An Alternative Forcing Function for Identifying Pilot Frequency Response Using a Series of Mesas

The command inputs selected for system identification (SYSID) are dictated by numerous factors, some of which include: 1) The frequency range of interest; 2) The capability of the system to sustain the inputs; 3) The capability of the system to remain ‘agnostic’ to future inputs. When the elements comprising, the system being identified are all electro-mechanical, frequency sweeps, sum-of-sines, and impulsive inputs are standard identification techniques. However, when human manual control becomes an element of the system, the second and third factors are key considerations. Sum-of-sines (SOS) has been used extensively for identifying human control dynamics as it provides an input that is perceived by the pilot as random and focuses power at discrete frequencies. A disadvantage of SOS is the attentional demand it requires from the human operator, which limits the duration of an identification run to typically around one minute. This in turn constrains the lowest frequencies that can be identified, and multiple consecutive runs can lead to operator fatigue and performance degradation. Discrete inputs such as ramps have been employed with human-in-loop testing, but only with regard to Handling Qualities and performance testing. This work examines discrete inputs as a method for human-in-loop SYSID. An experiment was conducted using two terrain profiles: 1) Pop-up (POP), where four mesas (hills) of varying height, slope, and plateau length were unevenly spaced on flat terrain; 2) Sum-of-sines (SOS), where the terrain was comprised of the sum of eleven non-harmonically-related sine waves, so that the contour was perceived as varying randomly.

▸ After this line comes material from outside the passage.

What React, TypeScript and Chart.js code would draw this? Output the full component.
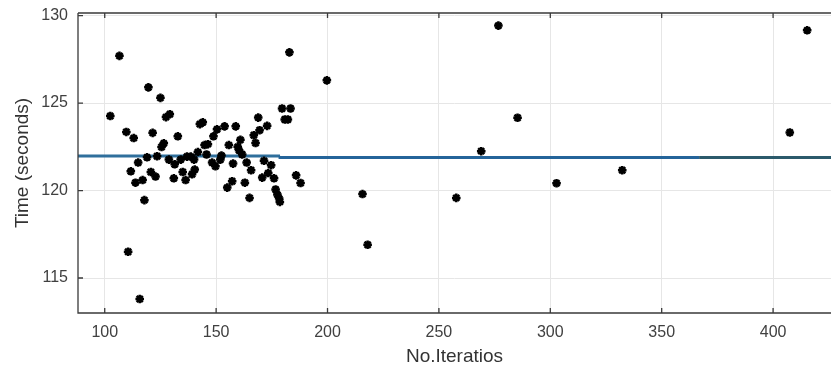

The task for both terrain types was to maintain 20 feet above the ground using pitch (airspeed was fixed at 35 knots) for each run. Bedford workload ratings were collected after each run. Both terrain profiles produced approximately the same open-loop frequency responses, and their coherences were not significantly different. However, the Bedford ratings showed the POP profile was significantly easier to execute than SOS. The POP technique thus presents a less demanding, more appealing, and potentially more consistent way for eliciting frequency information relating to pilot gain, stability, and time delay.